What lines of the data hold the string "this"? Pull each one out.

** Begin **

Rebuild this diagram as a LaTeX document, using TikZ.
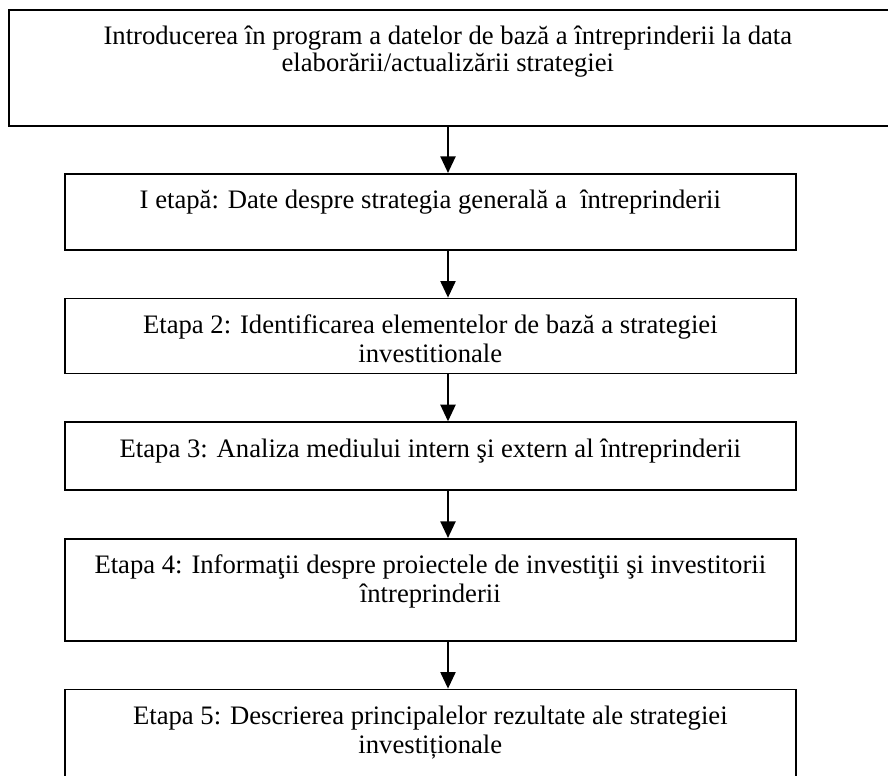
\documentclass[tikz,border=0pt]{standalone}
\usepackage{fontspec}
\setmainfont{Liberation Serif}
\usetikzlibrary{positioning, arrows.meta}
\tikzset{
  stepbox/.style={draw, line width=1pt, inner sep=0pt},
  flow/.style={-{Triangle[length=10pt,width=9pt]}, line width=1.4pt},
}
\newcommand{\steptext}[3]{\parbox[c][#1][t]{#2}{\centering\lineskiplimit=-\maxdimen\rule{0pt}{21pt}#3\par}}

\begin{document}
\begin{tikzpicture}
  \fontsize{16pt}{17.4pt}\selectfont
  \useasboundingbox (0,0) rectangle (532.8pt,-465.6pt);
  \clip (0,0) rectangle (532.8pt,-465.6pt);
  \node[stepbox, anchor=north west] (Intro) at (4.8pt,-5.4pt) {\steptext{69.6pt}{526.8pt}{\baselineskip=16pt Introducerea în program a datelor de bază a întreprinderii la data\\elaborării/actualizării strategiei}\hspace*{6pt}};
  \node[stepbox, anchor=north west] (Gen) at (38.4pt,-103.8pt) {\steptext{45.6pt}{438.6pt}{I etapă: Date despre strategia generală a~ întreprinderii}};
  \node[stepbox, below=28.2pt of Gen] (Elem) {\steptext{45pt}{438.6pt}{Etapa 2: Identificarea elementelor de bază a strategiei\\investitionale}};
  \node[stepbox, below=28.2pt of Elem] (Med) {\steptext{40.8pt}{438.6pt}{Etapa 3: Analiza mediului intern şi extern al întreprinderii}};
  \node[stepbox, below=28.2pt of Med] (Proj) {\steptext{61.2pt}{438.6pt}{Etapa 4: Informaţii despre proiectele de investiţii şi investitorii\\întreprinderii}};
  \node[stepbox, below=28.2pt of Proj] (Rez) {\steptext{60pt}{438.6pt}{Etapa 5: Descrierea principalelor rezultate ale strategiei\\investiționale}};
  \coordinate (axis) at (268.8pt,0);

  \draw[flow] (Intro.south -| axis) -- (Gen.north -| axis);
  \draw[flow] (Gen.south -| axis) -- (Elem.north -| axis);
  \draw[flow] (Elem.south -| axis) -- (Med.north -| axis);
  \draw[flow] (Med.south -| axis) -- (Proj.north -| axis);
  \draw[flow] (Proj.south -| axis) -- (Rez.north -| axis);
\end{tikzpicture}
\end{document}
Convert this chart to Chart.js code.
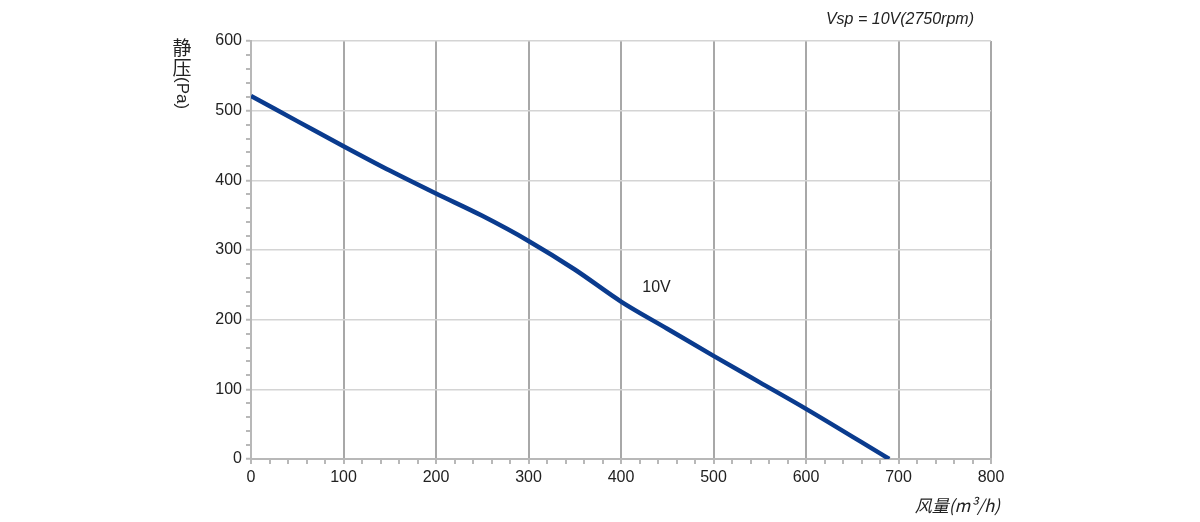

** End **

> **Reply**
Rebuild this diagram as a LaTeX document, using TikZ.
Convert this chart to Chart.js code.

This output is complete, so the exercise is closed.